To me, there are nuances within Bay's perpetual stun mode, a different set of rules, a visceral coherency. Some describe this as numbing, as you partially hint, but I didn't, I felt engaged, like I was invited to participate in the action sequences, in following them, in a way most actioners (the mostly dull Marvel flicks, for example) never do. The narrative consequences are arbitrary, but the conviction of their execution is beyond most of Bay's contemporaries... Their goal may be nothing more than to exist, but I'm glad they do, even if the immorality that underlies them can never be shaken.
Unstoppable is playing on my TV right now so I can't help but link Tony Scott, an obvious, interesting point of comparison (and fellow darling of "vulgar auteurism"). Unlike Scott, Bay is not an action painter using abstractions to formulate a whole. His shorthand isn't as sincere, as concerned with lives, living, force—so what is he concerned with? Blowing shit up? Maybe he's a nihilist, but like the Transformers themselves, his movies shift, fight, move, not according to logic, but to what their sparks (souls?) drive them to—but something dark and at odds within that spark charges Age of Extinction with sheer fascination. We've talked at length, and I'm still not quite sure how to watch Transformers. But I can't look away just the same.
KASMAN: I have to disagree with your characterization of Bay's films as having the kind of agility—scene by scene, movie by movie—one might ascribe to inspired, freeform filmmakers ranging from William A. Wellman to Takashi Miike. I find Bay's approach scattershot, which means some of his shots certainly hit the mark, but the supposed philosophy of his tacitly unthoughtful approach, especially combined with the often repugnant tone of both his drama and his comedy, do little that suggest a soulfulness to me beyond giddy cynicism and opportunism.

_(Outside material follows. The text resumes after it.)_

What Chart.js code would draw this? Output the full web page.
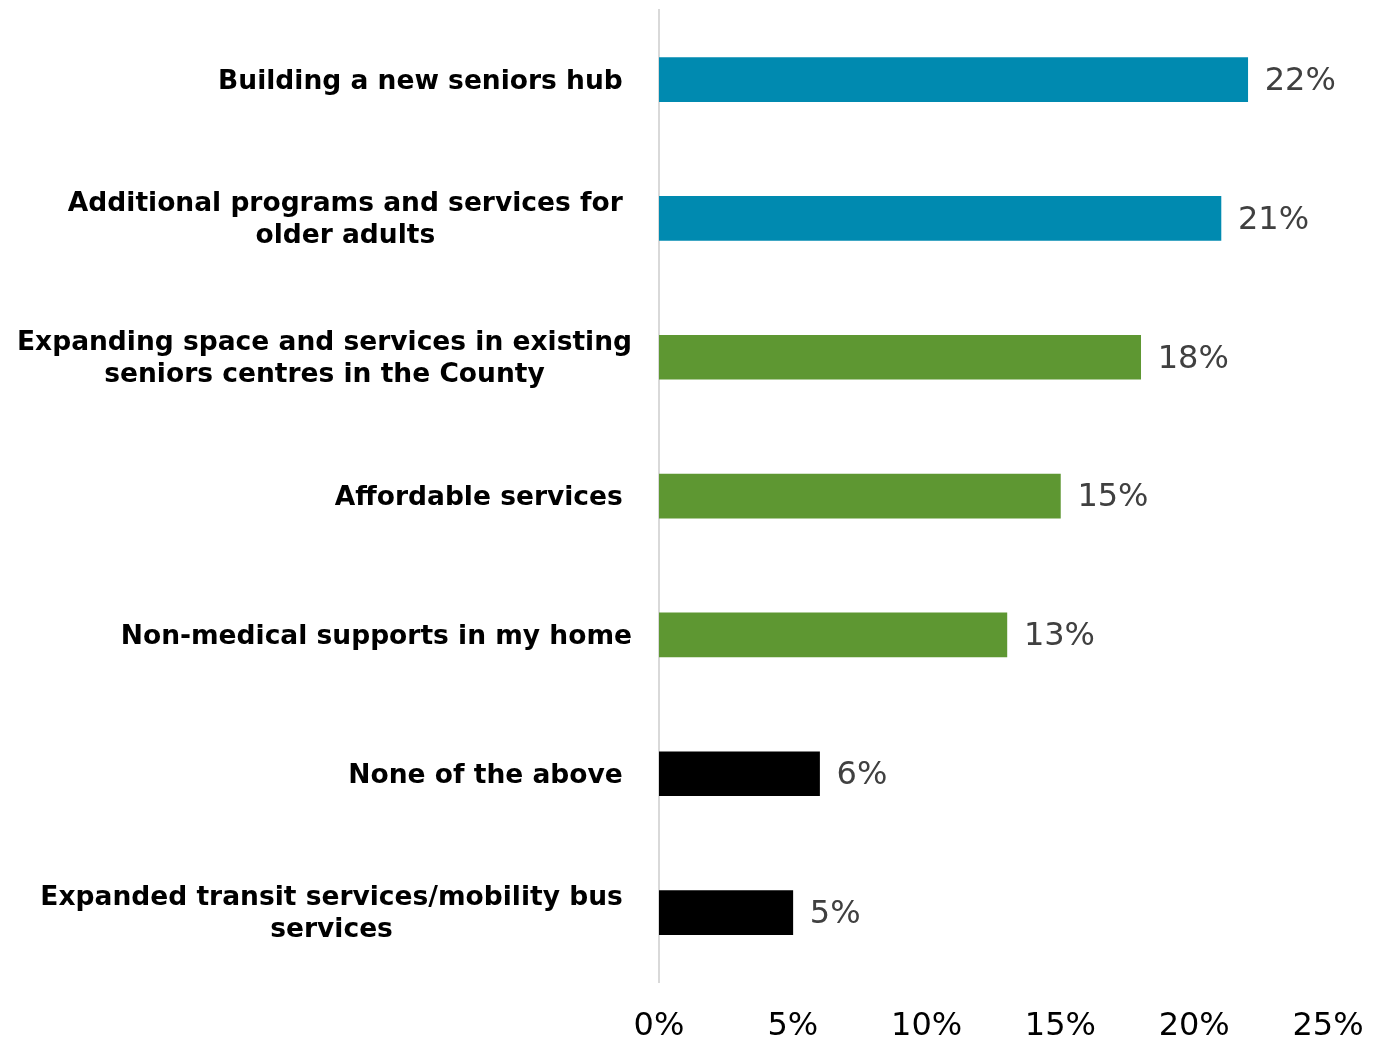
<!DOCTYPE html>
<html>
<head>
<meta charset="utf-8">
<script src="https://cdn.jsdelivr.net/npm/chart.js@4/dist/chart.umd.min.js"></script>
<style>
  html, body { margin: 0; padding: 0; background: #ffffff; }
  #wrap { width: 1383px; height: 1041px; }
</style>
</head>
<body>
<div id="wrap"><canvas id="prioritiesBar"></canvas></div>
<script>
// each label is a list of lines; trailing spaces kept as in the source sheet
const categories = [
    ["Building a new seniors hub "],
    ["Additional programs and services for ", "older adults "],
    ["Expanding space and services in existing", "seniors centres in the County"],
    ["Affordable services "],
    ["Non-medical supports in my home"],
    ["None of the above "],
    ["Expanded transit services/mobility bus ", "services "]
];
const shares = [22, 21, 18, 15, 13, 6, 5];
const barColours = ["#008AB0", "#008AB0", "#5E9732", "#5E9732", "#5E9732", "#000000", "#000000"];
const xTicks = [0, 5, 10, 15, 20, 25];

const FONT = "'DejaVu Sans', Verdana, sans-serif";

// category names, each block centred on itself and right-aligned next to the axis
const categoryLabels = {
    id: "categoryLabels",
    afterDraw(chart) {
        const ctx = chart.ctx;
        const y = chart.scales.y;
        const right = y.right - 27;
        const lineH = 32;
        ctx.save();
        ctx.font = "bold 26.5px " + FONT;
        ctx.fillStyle = "#000000";
        ctx.textAlign = "center";
        ctx.textBaseline = "middle";
        categories.forEach((lines, i) => {
            const w = Math.max(...lines.map(l => ctx.measureText(l).width));
            const cx = right - w / 2;
            const cy = y.getPixelForValue(i) + 2 - (lines.length - 1) * lineH / 2;
            lines.forEach((l, k) => ctx.fillText(l, cx, cy + k * lineH));
        });
        ctx.restore();
    }
};

// percentage printed just past the end of each bar
const valueLabels = {
    id: "valueLabels",
    afterDatasetsDraw(chart) {
        const ctx = chart.ctx;
        const meta = chart.getDatasetMeta(0);
        ctx.save();
        ctx.font = "32px " + FONT;
        ctx.fillStyle = "#404040";
        ctx.textAlign = "left";
        ctx.textBaseline = "middle";
        meta.data.forEach((bar, i) => {
            ctx.fillText(shares[i] + "%", bar.x + 17, bar.y + 2);
        });
        ctx.restore();
    }
};

new Chart(document.getElementById("prioritiesBar"), {
    type: "bar",
    data: {
        labels: categories.map(l => l.join(" ").trim()),
        datasets: [{
            data: shares,
            backgroundColor: barColours,
            borderWidth: 0,
            barThickness: 44
        }]
    },
    options: {
        indexAxis: "y",
        responsive: true,
        maintainAspectRatio: false,
        animation: false,
        layout: { padding: { top: 10, right: 55, bottom: 0, left: 0 } },
        plugins: {
            legend: { display: false },
            tooltip: { enabled: false }
        },
        scales: {
            x: {
                min: 0,
                max: 25,
                grid: { display: false, drawTicks: false },
                border: { display: false },
                afterBuildTicks(scale) {
                    scale.ticks = xTicks.map(v => ({ value: v }));
                },
                afterFit(scale) {
                    scale.height = 59;
                    scale.paddingLeft = 0;
                    scale.paddingRight = 0;
                },
                ticks: {
                    padding: 25,
                    color: "#000000",
                    font: { family: FONT, size: 32 },
                    callback: v => v + "%"
                }
            },
            y: {
                grid: { display: false, drawTicks: false },
                border: { display: true, color: "#D9D9D9", width: 2 },
                ticks: { callback: () => "" },
                afterFit(scale) { scale.width = 659; }
            }
        }
    },
    plugins: [categoryLabels, valueLabels]
});
</script>
</body>
</html>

But still, there are the moments that have real weight, the visions that have power enough to escape the flat effect. Your aforementioned magnet sequence is powerful precisely because finally we understand some rules of what's on display, it's not just some video game-like guesswork of how long will this unexplained creature withstand an unexplained firefight: objects of varying sizes are picked up and dropped, simple as that. And this simplicity, in comparison to the rest of the effects' complications—compounding by distractingly confusing lore—is truly visionary, awesome and terrifying. A known quality upended, true surrealness. And nothing in the entire film can best the animated image of an evil robot's head impossibly transforming into a gun, literally a giant cannon forming logically with an impossible physical precision, out of his blinking, speaking, anthropomorphic face. A human face turned into that of a robot, turned into a visionless Schwerer Gustav. It is in Bay's catch as catch can movies, too lumbering and full of inertia to consider the previous moment or plot for the next one, that such preposterous, unexpected image ambition can so awesomely take over the big screen.